#### [WRITTEN PROBLEM]
Everything from the first line down to the line containing "width = 100pt]" is to be retyped exactly, both ends included, with pictures left out.

#### [EXTRACTED INFORMATION]
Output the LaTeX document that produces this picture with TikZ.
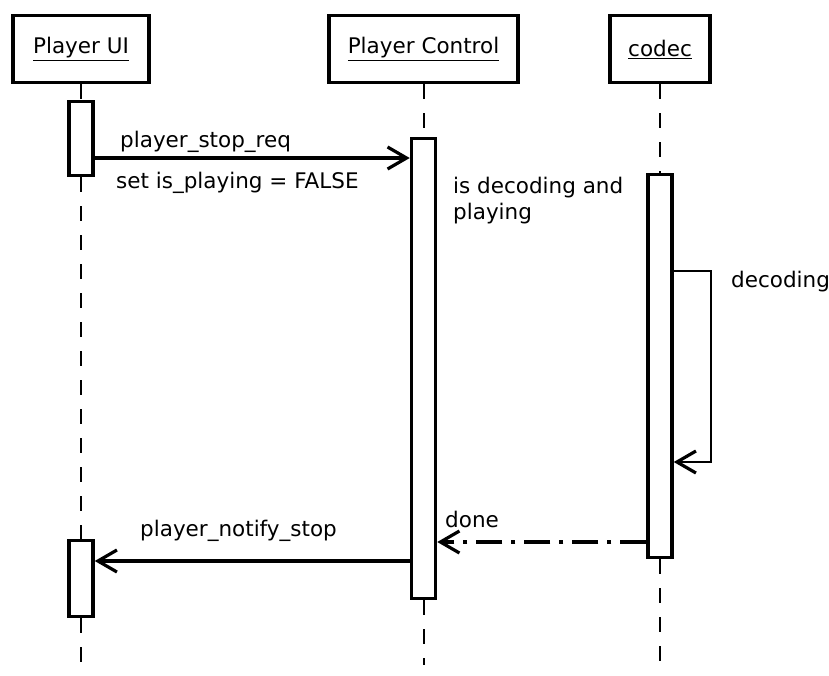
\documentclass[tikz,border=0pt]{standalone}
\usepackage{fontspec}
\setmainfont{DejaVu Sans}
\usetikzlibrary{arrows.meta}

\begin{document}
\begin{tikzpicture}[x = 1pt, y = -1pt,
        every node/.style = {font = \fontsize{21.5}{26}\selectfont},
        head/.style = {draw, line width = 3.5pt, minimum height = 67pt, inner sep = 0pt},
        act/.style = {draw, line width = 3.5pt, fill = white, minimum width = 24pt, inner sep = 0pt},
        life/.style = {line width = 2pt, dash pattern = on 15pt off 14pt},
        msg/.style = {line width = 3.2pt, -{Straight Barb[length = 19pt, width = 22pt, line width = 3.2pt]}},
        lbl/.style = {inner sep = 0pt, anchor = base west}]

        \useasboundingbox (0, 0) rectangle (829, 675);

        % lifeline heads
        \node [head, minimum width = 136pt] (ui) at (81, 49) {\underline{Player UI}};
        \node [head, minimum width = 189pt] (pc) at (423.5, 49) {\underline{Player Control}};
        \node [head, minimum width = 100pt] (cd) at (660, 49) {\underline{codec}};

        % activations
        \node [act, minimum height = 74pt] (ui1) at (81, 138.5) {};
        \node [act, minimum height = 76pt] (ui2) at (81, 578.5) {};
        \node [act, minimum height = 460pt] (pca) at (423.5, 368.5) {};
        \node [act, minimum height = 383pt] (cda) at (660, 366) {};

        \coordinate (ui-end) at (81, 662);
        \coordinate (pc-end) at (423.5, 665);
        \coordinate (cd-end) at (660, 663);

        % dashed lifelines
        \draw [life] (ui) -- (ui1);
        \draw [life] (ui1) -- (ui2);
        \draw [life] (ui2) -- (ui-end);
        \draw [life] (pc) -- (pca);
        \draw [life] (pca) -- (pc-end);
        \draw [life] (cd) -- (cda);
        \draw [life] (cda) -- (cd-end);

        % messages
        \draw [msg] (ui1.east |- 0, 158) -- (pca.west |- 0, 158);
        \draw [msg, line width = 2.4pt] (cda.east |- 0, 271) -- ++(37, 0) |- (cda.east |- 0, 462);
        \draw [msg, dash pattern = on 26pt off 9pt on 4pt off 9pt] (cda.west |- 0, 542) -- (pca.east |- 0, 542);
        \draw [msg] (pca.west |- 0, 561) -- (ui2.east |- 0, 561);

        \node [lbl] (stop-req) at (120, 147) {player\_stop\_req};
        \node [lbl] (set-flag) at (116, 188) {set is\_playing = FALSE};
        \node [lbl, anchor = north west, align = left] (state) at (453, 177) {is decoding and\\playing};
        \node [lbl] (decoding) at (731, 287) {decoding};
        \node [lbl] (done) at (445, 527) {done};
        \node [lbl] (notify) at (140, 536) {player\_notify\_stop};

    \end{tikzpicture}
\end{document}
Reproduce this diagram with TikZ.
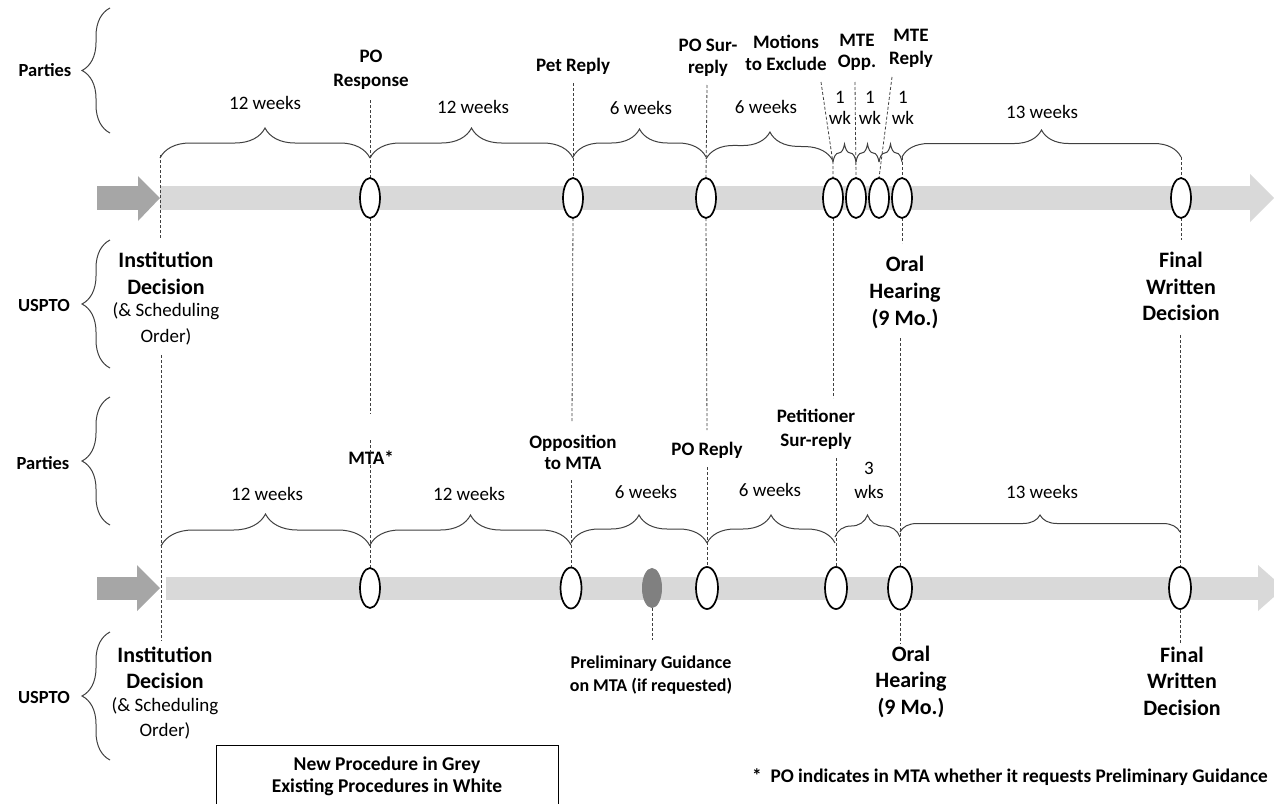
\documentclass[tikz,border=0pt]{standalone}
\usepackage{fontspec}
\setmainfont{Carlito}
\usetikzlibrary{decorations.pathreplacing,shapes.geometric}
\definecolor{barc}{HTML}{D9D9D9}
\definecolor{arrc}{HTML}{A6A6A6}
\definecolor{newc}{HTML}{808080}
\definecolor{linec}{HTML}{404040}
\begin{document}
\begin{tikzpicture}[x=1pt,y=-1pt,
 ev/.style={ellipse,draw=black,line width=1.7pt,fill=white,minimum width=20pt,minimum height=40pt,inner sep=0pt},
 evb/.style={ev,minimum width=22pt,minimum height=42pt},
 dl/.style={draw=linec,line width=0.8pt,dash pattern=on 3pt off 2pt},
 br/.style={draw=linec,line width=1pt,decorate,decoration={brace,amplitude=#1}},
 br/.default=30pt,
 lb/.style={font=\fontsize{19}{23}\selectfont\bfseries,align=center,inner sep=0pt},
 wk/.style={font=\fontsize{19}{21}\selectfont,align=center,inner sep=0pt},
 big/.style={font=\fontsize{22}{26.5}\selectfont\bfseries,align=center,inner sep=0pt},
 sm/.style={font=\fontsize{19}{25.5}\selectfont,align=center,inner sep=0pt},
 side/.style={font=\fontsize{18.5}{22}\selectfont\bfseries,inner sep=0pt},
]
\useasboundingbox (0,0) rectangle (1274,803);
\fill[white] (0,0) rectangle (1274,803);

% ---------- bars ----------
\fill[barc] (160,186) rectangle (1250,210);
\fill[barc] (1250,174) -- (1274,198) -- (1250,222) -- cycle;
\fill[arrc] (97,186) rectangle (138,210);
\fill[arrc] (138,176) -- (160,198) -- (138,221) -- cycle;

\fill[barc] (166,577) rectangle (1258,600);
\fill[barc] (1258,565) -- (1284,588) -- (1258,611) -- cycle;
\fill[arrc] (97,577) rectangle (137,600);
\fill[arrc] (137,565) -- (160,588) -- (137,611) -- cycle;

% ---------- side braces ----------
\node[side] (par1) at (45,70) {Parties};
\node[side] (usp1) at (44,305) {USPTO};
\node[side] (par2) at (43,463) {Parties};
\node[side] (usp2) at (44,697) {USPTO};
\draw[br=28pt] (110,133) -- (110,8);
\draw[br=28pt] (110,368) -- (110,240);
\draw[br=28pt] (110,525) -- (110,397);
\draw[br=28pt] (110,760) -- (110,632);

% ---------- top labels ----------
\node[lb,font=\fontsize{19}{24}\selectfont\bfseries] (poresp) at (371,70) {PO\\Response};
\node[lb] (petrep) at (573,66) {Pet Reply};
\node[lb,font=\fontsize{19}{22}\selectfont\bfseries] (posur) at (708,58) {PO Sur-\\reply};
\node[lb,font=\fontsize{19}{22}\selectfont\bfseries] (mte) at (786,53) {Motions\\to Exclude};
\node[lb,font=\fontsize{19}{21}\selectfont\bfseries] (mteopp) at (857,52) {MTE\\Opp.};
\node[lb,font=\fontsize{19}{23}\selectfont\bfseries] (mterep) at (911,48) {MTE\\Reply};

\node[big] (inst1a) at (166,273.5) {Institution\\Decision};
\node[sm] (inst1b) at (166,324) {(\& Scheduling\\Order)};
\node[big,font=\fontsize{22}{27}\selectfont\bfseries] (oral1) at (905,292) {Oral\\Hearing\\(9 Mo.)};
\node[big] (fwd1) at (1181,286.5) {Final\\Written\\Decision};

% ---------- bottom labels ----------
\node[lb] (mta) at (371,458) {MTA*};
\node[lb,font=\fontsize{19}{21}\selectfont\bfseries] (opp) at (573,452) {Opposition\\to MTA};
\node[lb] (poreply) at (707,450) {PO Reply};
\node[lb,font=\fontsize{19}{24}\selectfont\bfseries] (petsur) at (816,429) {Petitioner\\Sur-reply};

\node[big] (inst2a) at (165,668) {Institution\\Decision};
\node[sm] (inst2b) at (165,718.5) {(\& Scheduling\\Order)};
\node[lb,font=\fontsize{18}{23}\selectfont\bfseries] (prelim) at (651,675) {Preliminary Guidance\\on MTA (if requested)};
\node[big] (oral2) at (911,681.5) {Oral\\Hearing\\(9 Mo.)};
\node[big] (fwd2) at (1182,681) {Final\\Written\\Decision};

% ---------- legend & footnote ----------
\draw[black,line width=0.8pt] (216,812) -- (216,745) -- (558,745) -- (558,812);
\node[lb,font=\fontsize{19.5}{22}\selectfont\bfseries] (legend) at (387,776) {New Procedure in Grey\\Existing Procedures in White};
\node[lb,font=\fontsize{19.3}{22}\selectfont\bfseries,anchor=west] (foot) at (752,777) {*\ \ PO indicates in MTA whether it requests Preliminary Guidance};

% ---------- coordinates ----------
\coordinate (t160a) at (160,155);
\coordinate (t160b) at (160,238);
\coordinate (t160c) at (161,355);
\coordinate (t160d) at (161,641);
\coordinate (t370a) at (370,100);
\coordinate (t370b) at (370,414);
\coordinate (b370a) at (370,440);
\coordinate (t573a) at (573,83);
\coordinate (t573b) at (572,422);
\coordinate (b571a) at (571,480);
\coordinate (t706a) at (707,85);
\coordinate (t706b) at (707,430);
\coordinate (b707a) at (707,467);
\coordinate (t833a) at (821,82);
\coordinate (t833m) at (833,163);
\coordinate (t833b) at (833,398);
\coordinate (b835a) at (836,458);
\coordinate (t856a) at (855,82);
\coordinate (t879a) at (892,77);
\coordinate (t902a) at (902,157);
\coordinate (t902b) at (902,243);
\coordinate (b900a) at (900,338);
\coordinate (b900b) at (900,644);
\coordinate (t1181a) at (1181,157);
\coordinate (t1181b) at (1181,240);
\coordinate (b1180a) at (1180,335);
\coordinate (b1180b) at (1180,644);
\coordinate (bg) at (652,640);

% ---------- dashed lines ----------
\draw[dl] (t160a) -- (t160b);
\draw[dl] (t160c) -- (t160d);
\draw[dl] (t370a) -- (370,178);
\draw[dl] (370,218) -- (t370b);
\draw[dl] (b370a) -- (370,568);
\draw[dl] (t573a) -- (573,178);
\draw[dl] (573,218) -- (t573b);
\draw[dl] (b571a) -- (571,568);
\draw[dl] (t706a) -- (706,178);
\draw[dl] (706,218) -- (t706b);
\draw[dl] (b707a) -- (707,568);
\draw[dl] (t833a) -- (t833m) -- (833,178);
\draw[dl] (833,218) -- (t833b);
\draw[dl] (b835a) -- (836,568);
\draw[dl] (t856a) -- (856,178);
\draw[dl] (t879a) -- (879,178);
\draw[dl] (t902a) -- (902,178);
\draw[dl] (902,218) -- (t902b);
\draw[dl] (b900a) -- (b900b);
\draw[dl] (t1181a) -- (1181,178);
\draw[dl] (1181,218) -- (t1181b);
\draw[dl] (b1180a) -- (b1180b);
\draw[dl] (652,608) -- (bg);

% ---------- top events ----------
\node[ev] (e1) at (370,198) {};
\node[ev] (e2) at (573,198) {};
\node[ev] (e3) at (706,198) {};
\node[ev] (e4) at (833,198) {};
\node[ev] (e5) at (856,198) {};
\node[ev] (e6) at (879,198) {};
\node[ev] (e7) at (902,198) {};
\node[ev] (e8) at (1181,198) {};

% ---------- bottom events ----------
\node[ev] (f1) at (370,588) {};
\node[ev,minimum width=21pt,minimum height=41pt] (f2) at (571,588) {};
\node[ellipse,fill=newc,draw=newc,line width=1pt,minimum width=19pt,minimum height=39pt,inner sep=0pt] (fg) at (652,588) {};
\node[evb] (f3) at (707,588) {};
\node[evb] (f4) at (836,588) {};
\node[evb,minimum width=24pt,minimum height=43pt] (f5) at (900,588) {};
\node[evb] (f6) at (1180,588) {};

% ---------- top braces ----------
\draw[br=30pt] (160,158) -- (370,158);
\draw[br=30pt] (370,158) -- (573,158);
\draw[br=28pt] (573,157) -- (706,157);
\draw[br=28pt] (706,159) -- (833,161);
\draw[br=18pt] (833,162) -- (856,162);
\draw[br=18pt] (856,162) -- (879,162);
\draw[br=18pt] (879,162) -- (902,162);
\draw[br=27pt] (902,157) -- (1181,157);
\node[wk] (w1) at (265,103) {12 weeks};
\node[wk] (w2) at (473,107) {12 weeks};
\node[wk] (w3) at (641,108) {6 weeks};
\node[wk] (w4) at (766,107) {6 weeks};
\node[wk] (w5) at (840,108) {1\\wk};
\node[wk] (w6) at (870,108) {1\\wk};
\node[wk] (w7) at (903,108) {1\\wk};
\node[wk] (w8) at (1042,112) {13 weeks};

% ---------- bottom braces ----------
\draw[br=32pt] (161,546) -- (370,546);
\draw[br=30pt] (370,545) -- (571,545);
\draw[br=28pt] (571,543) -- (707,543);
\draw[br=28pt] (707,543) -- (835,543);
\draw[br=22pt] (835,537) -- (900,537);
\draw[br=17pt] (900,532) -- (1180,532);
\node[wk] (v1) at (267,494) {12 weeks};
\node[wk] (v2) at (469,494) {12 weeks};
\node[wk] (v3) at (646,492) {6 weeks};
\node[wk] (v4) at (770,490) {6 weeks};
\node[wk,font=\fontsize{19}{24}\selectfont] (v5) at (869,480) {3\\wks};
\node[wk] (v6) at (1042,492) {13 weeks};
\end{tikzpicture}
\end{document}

#### [CORRECT OUTPUT]
Output the LaTeX document that produces this picture with TikZ.
\documentclass[tikz,border=0pt]{standalone}
\usepackage{fontspec}
\setmainfont{DejaVu Sans}
\usetikzlibrary{arrows.meta}

\begin{document}
\begin{tikzpicture}[x = 1pt, y = -1pt,
        every node/.style = {font = \fontsize{21.5}{26}\selectfont},
        head/.style = {draw, line width = 3.5pt, minimum height = 67pt, inner sep = 0pt},
        act/.style = {draw, line width = 3.5pt, fill = white, minimum width = 24pt, inner sep = 0pt},
        life/.style = {line width = 2pt, dash pattern = on 15pt off 14pt},
        msg/.style = {line width = 3.2pt, -{Straight Barb[length = 19pt, width = 22pt, line width = 3.2pt]}},
        lbl/.style = {inner sep = 0pt, anchor = base west}]

        \useasboundingbox (0, 0) rectangle (829, 675);

        % lifeline heads
        \node [head, minimum width = 136pt] (ui) at (81, 49) {\underline{Player UI}};
        \node [head, minimum width = 189pt] (pc) at (423.5, 49) {\underline{Player Control}};
        \node [head, minimum width = 100pt] (cd) at (660, 49) {\underline{codec}};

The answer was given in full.